Nine BPD officers charged with overtime fraud

A group of nine former and current Boston Police Officers on Wednesday morning were arrested by FBI agents and charged for allegedly committing over $200,000 in overtime fraud at the Boston Police Department’s evidence warehouse.

The Massachusetts U.S. Attorney’s Office reports that Lieutenant Timothy Torigian, 54, of Walpole; Sergeant Gerard O’Brien (retired), 62, of Braintree; Sergeant Robert Twitchell (retired), 58, of Norton; Officer Henry Doherty (retired), 61, of Dorchester; Officer Diana Lopez (retired), 58, of Milton; Officer James Carnes (retired), 57, of Canton; Officer Michael Murphy, 60, of Hyde Park; Officer Ronald Nelson (retired), 60, of Jamaica Plain; and Officer Kendra Conway, 49, of Boston, were each charged in an indictment unsealed today with one count of conspiracy to commit theft concerning programs receiving federal funds and one count of embezzlement from an agency receiving federal funds.

The defendants will make initial appearances via videoconference in federal court in Boston later today.

“As a result of an investigation, information was uncovered by the Boston Police Department’s Anti-Corruption Unit regarding alleged payroll/overtime abuse by officers assigned to the Evidence Management Unit.
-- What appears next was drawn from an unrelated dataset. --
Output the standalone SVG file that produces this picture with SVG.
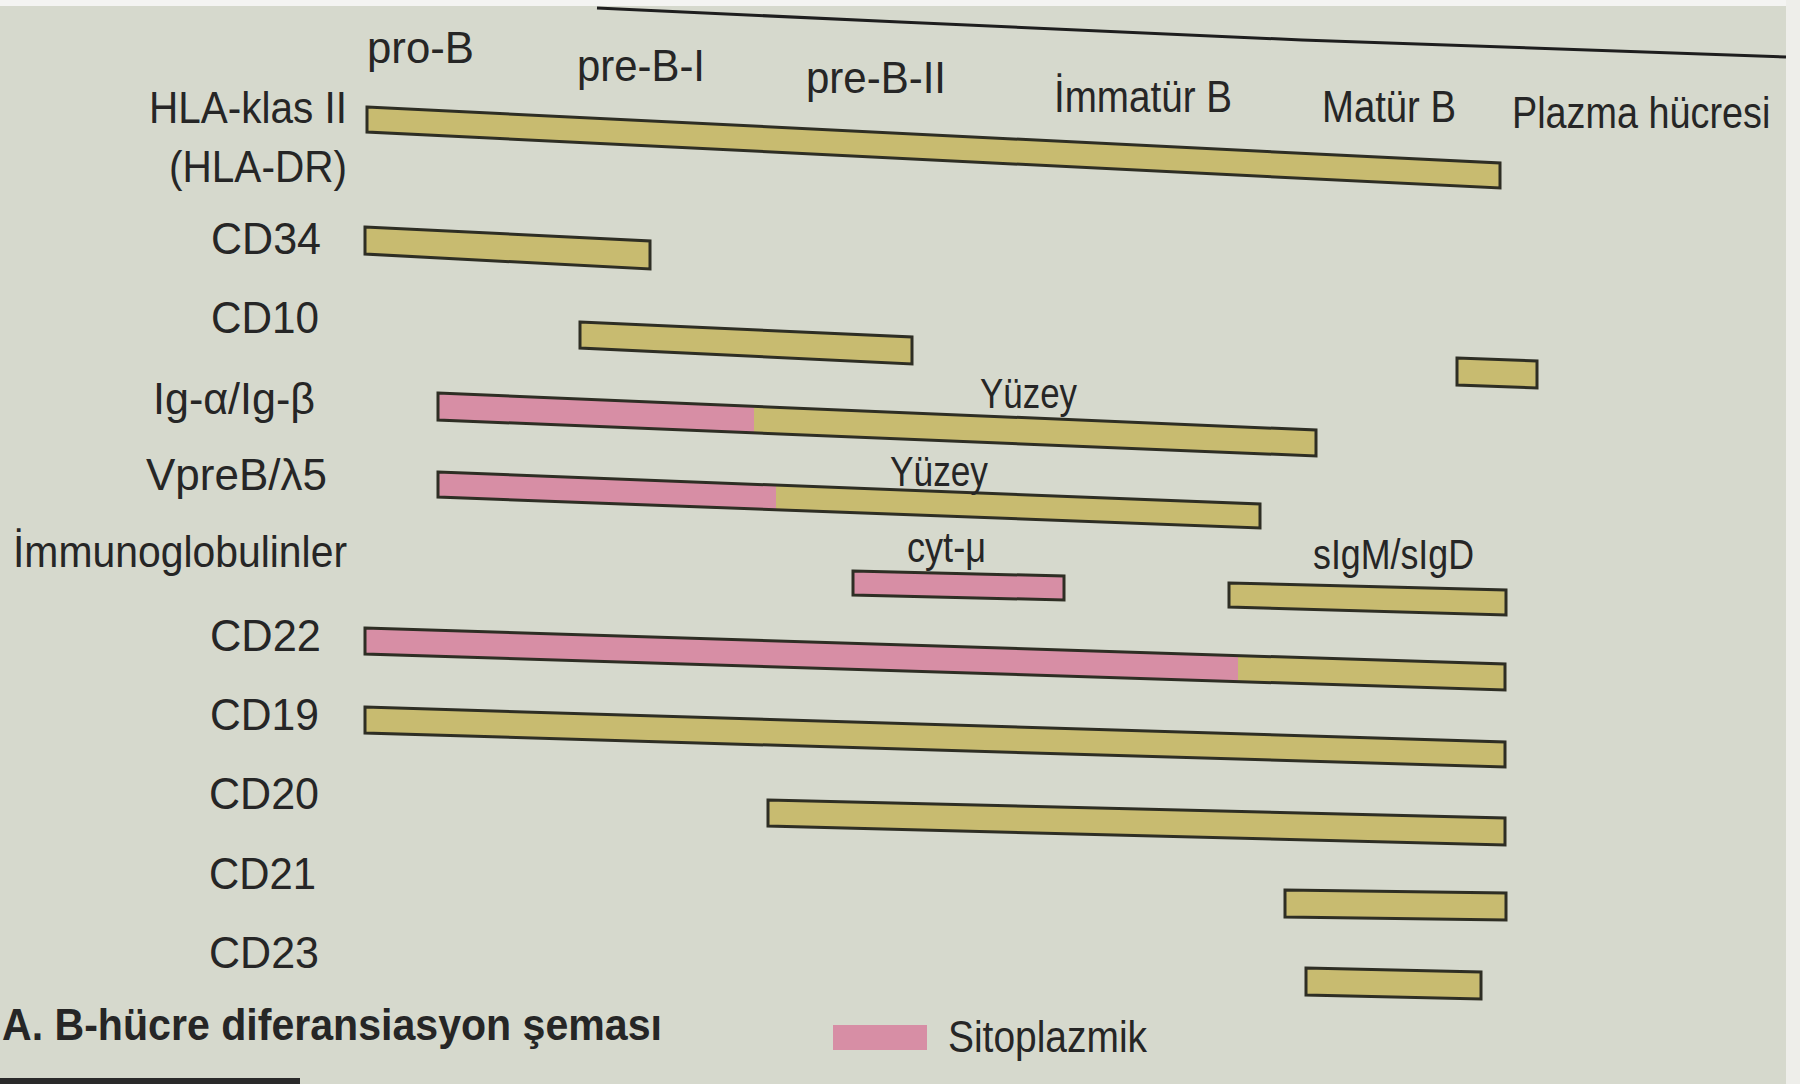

The Federal Bureau of Investigation and United States Attorney’s Office became involved with the criminal investigation into the allegations. As a result of the investigation, former and current Boston Police Officers were indicted by a Federal Grand Jury. Pursuant to applicable law, the officers indicted that currently work for the department have been suspended without pay pending the outcome of the case.” Police Commissioner William Gross said in a statement.

“The allegations and behavior alleged in today’s indictments is very troubling and in no way reflect the attitudes of the hard-working employees of the Boston Police Department. I hold my officers to the highest standards and expect them to obey all the laws that they have taken an oath to uphold. News of these indictments sends a strong message that this type of behavior will not be tolerated or ignored and can damage the trust my officers have worked so hard to build with the communities we serve.”  

“I am a strong supporter of the police, especially in these difficult times. But all must be treated equally under the law, regardless of wealth, power or station. These officers are charged with stealing taxpayer money, year after year, through fraud,” said U.S. Attorney Andrew E. Lelling.

“Beyond the theft of funds, this kind of official misconduct also erodes trust in public institutions, at a time when that trust is most needed. I want to thank Commissioner Willie Gross for his cooperation in this case, and the BPD’s Anti-Corruption Unit for its assistance.”

“As law enforcement officers, we have a tremendous responsibility to the public we serve, and therefore must be held to the highest standards of trust and integrity. These police officers are accused of breaking that trust by conspiring to steal hundreds of thousands of dollars to increase their paychecks,” said Joseph R. Bonavolonta, Special Agent in Charge of the FBI Boston Division.

“They are the anomaly from the honest and hard-working men and women of the BPD. We’d like to thank Commissioner Gross and his department for their invaluable assistance in putting an end to this systemic practice and helping us root out these individuals who we believe decided to take advantage of their positions for their own personal gain.”

According to the indictment, the defendants were assigned to Boston Police Department’s (BPD) Evidence Control Unit (ECU), where they were responsible for, among other things, storing, cataloging and retrieving evidence at the warehouse. ECU officers were eligible to earn overtime pay of 1.5 times their regular hourly pay rate for overtime assignments. It is alleged that beginning in at least May 2016, the defendants routinely departed overtime shifts two or more hours early but submitted false and fraudulent overtime slips claiming to have worked the entirety of each shift. 

The charge of embezzlement from an agency receiving federal funds provides for a sentence of up to 10 years in prison, three years of supervised release and a fine of $250,000 or twice the gross gain or loss. The charge of conspiracy provides for a sentence of up to five years in prison, three years of supervised release and a fine of $250,000. Sentences are imposed by a federal district court judge based upon the U.S. Sentencing Guidelines and other statutory factors.

Assistant U.S. Attorney Mark Grady of Lelling’s Public Corruption & Special Prosecutions Unit is prosecuting the case.